Significant changes did start to be realised, including a reduction in the friction during insurance pricing and quotation through predictive modelling based on customer data. Robust data underpinnings and platforms were put in place to support both customer science and data science with strong growth in internal demand as business units – which had been set against each other to create a competitive culture – looked for support for ongoing innovation and optimisation.

Despite all of this progress, a new CEO arrived in 2019 who has a more traditional view and has set about reviewing the business benefits being derived from data and analytics. Although there is clearly a potential culture clash, one of the senior leaders in the digital operation recognises that the data function needs to help the CEO to understand what it can do for the business, having already taken it from zero up a steep learning curve. That will involve continuing to do great work and also good internal PR in order to maintain momentum.

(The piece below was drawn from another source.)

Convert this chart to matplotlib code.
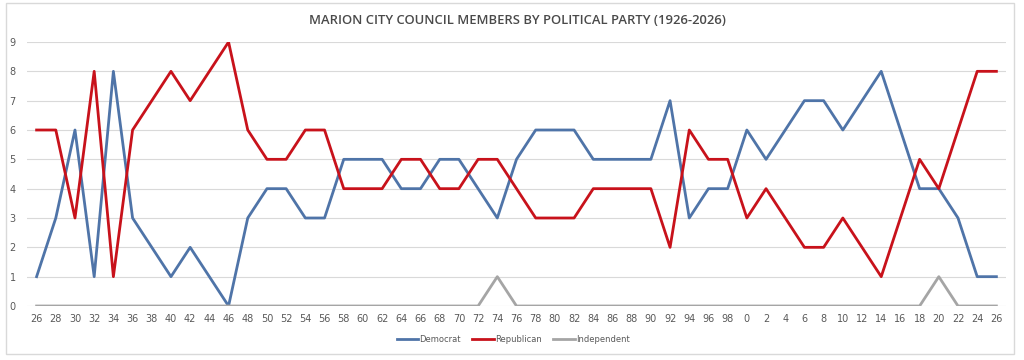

Another example of internal conflict

It is easy to assume that the creation of a data and analytics function involves a singular, usually centralised operation through which all such projects flow. Even if a decentralised model is used, wrapping individual teams into communities of practice will create a virtual, unified function.

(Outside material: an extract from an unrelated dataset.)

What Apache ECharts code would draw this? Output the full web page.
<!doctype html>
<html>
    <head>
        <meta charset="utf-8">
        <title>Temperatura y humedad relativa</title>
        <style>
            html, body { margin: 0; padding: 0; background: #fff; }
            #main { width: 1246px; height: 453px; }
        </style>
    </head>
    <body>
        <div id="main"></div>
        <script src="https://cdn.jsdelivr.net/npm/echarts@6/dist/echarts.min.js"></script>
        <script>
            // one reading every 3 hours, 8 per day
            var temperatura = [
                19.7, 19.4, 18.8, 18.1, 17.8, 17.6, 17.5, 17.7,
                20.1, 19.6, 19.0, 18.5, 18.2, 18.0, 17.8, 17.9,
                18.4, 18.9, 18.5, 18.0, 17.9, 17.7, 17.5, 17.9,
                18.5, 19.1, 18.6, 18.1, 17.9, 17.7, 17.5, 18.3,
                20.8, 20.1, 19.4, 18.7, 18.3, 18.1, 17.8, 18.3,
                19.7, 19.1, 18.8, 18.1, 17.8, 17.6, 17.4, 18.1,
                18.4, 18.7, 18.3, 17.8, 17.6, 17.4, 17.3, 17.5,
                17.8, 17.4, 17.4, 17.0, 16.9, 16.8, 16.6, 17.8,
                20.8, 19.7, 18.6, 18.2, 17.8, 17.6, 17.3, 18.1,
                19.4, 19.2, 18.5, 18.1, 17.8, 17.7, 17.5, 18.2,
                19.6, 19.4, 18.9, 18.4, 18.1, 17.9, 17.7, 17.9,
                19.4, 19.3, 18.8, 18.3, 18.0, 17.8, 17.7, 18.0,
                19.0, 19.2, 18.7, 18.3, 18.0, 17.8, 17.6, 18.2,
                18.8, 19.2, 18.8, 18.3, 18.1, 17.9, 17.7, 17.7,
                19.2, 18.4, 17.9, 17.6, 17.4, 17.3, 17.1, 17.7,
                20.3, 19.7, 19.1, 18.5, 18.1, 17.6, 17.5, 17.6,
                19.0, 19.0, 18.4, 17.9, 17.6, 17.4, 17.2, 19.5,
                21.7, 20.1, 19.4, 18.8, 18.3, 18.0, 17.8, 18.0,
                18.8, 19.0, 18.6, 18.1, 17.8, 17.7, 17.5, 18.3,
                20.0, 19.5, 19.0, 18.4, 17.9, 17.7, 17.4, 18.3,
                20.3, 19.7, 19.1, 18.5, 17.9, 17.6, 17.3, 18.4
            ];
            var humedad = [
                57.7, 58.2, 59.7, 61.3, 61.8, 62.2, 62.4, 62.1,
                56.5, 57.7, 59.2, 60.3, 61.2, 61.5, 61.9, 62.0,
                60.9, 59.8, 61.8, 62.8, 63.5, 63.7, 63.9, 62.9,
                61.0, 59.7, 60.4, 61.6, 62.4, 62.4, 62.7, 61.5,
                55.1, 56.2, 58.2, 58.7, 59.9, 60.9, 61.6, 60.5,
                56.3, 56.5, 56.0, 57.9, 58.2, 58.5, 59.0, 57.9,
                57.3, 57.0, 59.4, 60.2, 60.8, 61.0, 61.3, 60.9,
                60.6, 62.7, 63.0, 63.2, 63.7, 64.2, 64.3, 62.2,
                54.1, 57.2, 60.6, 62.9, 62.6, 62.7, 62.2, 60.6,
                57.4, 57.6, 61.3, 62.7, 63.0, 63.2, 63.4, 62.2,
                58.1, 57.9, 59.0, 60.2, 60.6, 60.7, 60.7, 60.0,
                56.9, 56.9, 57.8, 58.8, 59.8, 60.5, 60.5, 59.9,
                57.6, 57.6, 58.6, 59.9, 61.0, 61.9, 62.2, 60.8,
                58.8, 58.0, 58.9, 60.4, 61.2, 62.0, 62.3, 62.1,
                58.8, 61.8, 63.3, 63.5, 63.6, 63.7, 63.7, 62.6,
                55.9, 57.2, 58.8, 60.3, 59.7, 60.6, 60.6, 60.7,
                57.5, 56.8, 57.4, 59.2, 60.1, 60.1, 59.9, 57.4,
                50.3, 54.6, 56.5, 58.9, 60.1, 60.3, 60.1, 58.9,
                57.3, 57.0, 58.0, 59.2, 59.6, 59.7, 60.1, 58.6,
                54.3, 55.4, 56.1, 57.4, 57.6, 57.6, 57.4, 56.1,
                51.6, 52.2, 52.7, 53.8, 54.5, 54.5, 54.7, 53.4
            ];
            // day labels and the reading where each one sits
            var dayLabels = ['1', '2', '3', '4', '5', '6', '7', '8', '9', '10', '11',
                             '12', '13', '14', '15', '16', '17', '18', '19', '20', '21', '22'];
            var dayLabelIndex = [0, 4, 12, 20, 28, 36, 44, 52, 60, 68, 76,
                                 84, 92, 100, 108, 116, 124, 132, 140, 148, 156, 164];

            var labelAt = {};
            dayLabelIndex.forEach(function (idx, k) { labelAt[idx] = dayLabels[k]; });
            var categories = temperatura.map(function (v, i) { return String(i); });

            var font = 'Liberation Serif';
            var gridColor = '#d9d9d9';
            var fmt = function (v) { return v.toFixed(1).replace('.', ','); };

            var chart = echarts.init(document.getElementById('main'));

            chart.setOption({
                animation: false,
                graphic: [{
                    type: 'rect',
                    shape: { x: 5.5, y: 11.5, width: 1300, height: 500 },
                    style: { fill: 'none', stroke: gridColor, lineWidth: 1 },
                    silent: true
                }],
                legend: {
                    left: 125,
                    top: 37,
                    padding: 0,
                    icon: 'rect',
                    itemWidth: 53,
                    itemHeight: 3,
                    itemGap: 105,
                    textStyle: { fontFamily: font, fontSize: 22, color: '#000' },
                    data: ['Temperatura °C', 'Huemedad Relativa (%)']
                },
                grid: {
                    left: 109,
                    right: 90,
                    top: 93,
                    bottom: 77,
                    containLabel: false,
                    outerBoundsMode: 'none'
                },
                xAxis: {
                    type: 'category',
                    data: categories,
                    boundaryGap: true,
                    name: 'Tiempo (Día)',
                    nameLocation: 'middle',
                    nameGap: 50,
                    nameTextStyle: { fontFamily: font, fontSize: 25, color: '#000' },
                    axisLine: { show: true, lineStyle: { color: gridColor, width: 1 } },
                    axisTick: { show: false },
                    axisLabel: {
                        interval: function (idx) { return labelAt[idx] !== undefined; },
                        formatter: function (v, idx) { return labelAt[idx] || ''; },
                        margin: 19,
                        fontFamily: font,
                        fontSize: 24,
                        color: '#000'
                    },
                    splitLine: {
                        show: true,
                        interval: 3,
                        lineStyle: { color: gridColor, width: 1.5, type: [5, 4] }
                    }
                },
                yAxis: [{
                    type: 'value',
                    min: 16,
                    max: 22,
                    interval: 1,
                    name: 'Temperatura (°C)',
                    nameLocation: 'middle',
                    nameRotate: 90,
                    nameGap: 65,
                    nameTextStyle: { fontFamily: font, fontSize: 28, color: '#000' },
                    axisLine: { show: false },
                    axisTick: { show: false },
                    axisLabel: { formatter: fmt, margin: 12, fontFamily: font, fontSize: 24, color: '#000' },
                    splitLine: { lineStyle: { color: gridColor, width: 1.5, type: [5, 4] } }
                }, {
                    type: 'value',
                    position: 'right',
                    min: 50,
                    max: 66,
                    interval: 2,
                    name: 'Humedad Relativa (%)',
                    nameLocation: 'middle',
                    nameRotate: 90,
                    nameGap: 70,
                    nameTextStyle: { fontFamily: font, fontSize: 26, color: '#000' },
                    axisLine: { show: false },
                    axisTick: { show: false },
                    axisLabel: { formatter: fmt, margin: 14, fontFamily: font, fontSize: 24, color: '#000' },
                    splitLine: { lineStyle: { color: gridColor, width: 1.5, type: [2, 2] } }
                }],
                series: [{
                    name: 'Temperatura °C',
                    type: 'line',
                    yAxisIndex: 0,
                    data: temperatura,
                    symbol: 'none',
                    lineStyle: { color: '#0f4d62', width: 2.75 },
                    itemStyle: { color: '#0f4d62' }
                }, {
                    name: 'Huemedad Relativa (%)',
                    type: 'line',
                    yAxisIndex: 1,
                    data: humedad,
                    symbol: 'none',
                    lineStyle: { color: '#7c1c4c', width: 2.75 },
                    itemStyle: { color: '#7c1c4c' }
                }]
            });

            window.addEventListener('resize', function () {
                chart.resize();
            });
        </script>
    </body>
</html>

But that is only likely to be the case if the way resources are adopted and managed is properly governed. One media organisation has experienced significant issues as a result of its approach to resourcing which involves an internal market – stakeholders are free to create or source data and analytics however they like, which has led to a “free-for-all”. This was made worse when one of the few central data teams responsible for data governance left the organisation and were not replaced. As a result, practitioners are routinely poached from one area of the business to another, or use this internal competition to gain promotion or higher pay without having to leave their employer. 

The organisation also has a legacy data management system and related staff whose value is now being questioned. While it is delivery value to customers, it does not have any internally-focused outputs, such as business intelligence. 

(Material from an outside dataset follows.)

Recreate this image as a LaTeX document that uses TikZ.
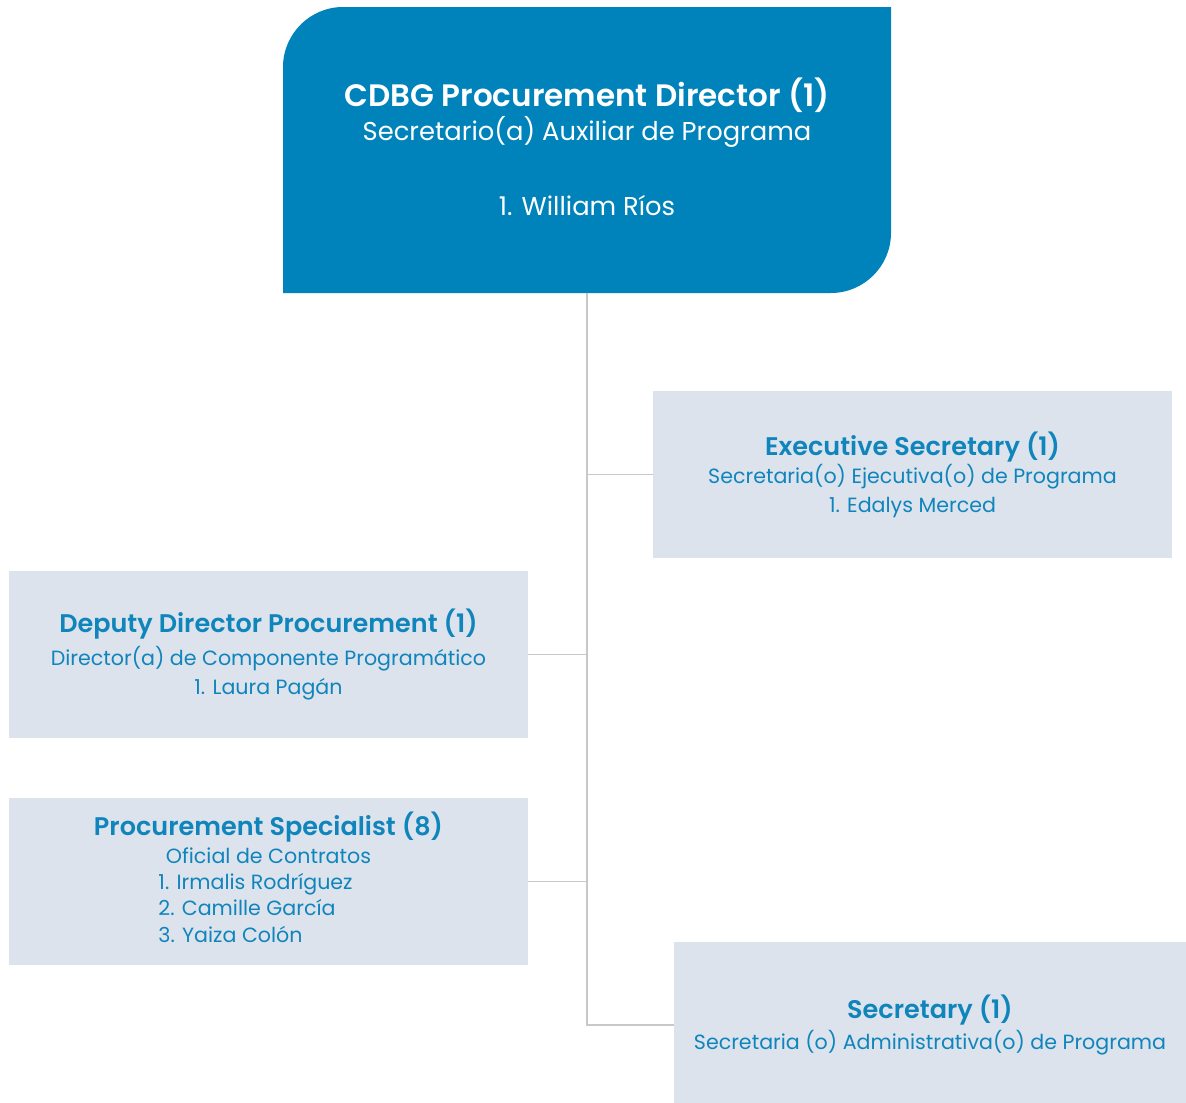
\documentclass[tikz,border=0pt]{standalone}
\usepackage{fontspec}
\setmainfont{Poppins}[BoldFont={Poppins SemiBold}]
\definecolor{topblue}{RGB}{0,131,186}
\definecolor{boxgray}{RGB}{220,227,237}
\definecolor{tblue}{RGB}{16,133,188}
\definecolor{linegray}{RGB}{200,200,200}
\begin{document}
\begin{tikzpicture}[x=1pt,y=-1pt,
  lbox/.style={fill=boxgray,minimum width=519pt,minimum height=167pt,inner sep=0pt,text=tblue,align=center},
  conn/.style={draw=linegray,line width=1.5pt}]
\useasboundingbox (0,0) rectangle (1186,1103);
% top director box
\fill[topblue] (283,293) -- (283,67) .. controls (283,34) and (310,7) .. (343,7) -- (891,7) -- (891,233) .. controls (891,266) and (864,293) .. (831,293) -- cycle;
\node[minimum width=608pt,minimum height=286pt,inner sep=0pt,text=white,align=center,
  font=\fontsize{25.8}{34}\selectfont] (dir) at (587,146.5)
  {{\fontsize{31}{34}\selectfont\bfseries CDBG Procurement Director (1)}\\
   Secretario(a) Auxiliar de Programa\\[41pt]
   1. William Ríos};
\coordinate (dirbase) at ([yshift=-3.5pt]dir.south);
% subordinate boxes
\node[lbox,font=\fontsize{20.6}{28.5}\selectfont] (exec) at (912.5,474.5)
  {{\fontsize{25.5}{28}\selectfont\bfseries Executive Secretary (1)}\\
   Secretaria(o) Ejecutiva(o) de Programa\\
   1. Edalys Merced};
\node[lbox,font=\fontsize{20.6}{29}\selectfont] (dep) at (268.5,654.5)
  {{\fontsize{25.5}{28}\selectfont\bfseries Deputy Director Procurement (1)}\\[4pt]
   Director(a) de Componente Programático\\
   1. Laura Pagán};
\node[lbox,font=\fontsize{20.6}{26}\selectfont] (spec) at (268.5,881.5)
  {{\fontsize{25.5}{28}\selectfont\bfseries Procurement Specialist (8)}\\[2pt]
   Oficial de Contratos\\
   \begin{tabular}[t]{@{}l@{\hspace{26pt}}}1. Irmalis Rodríguez\\[0pt]2. Camille García\\[1pt]3. Yaiza Colón\end{tabular}};
\node[lbox,minimum width=512pt,minimum height=166pt,font=\fontsize{20.6}{31}\selectfont] (sec) at (930,1025)
  {{\fontsize{25.5}{28}\selectfont\bfseries Secretary (1)}\\
   Secretaria (o) Administrativa(o) de Programa};
% connectors
\coordinate (trunkend) at (dirbase |- sec.west);
\draw[conn] (dirbase) -- (trunkend) -- (sec.west);
\draw[conn] (exec.west) -- (exec.west -| dirbase);
\draw[conn] (dep.east) -- (dep.east -| dirbase);
\draw[conn] (spec.east) -- (spec.east -| dirbase);
\end{tikzpicture}
\end{document}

As part of a new data tech strategy, which is likely to see AI being embraced, moves are afoot to address these issues. In part, this is being done through resistance by practitioners towards working with stakeholders who only view this resource as reactive to their demands, rather than wanting to work collaboratively. By trying to change the culture from within, it is hoped that the momentum around what data and analytics can achieve – which will be critical to the adoption of AI – will be maintained on the back of existing solutions.

Using new projects to gain momentum

As in the example above, there are cycles within the adaption of and enthusiasm for data and analytics. Many of the existing functions were the result of the explosion of big data as a theme from 2012 onwards. The current decade will be led by AI and machine learning.

The challenge for CDOs and CAOs is to use these waves of hype to pull along foundational projects or to close out activities that have been lagging behind. This is particularly important given the new wave of chief data scientists and the emerging role of chief AI officer which risk overshadowing incumbent practitioners. 

Internal communications and PR will form part of this. More critical still is to associate these core tasks with new strategies, such a business transformations. If data can get written into strategy, policy, values and more, then it is that much harder to separate out and downgrade. This does not mitigate the risk from competing divisional CEOs with non-aligned views on what purpose data and analytics should have. But those are perennial political problems that will exist across the organisation and are not unique to this sector. As long as the function leader knows how to tell a good story and is convincing, there is every chance of keeping things moving in the right direction.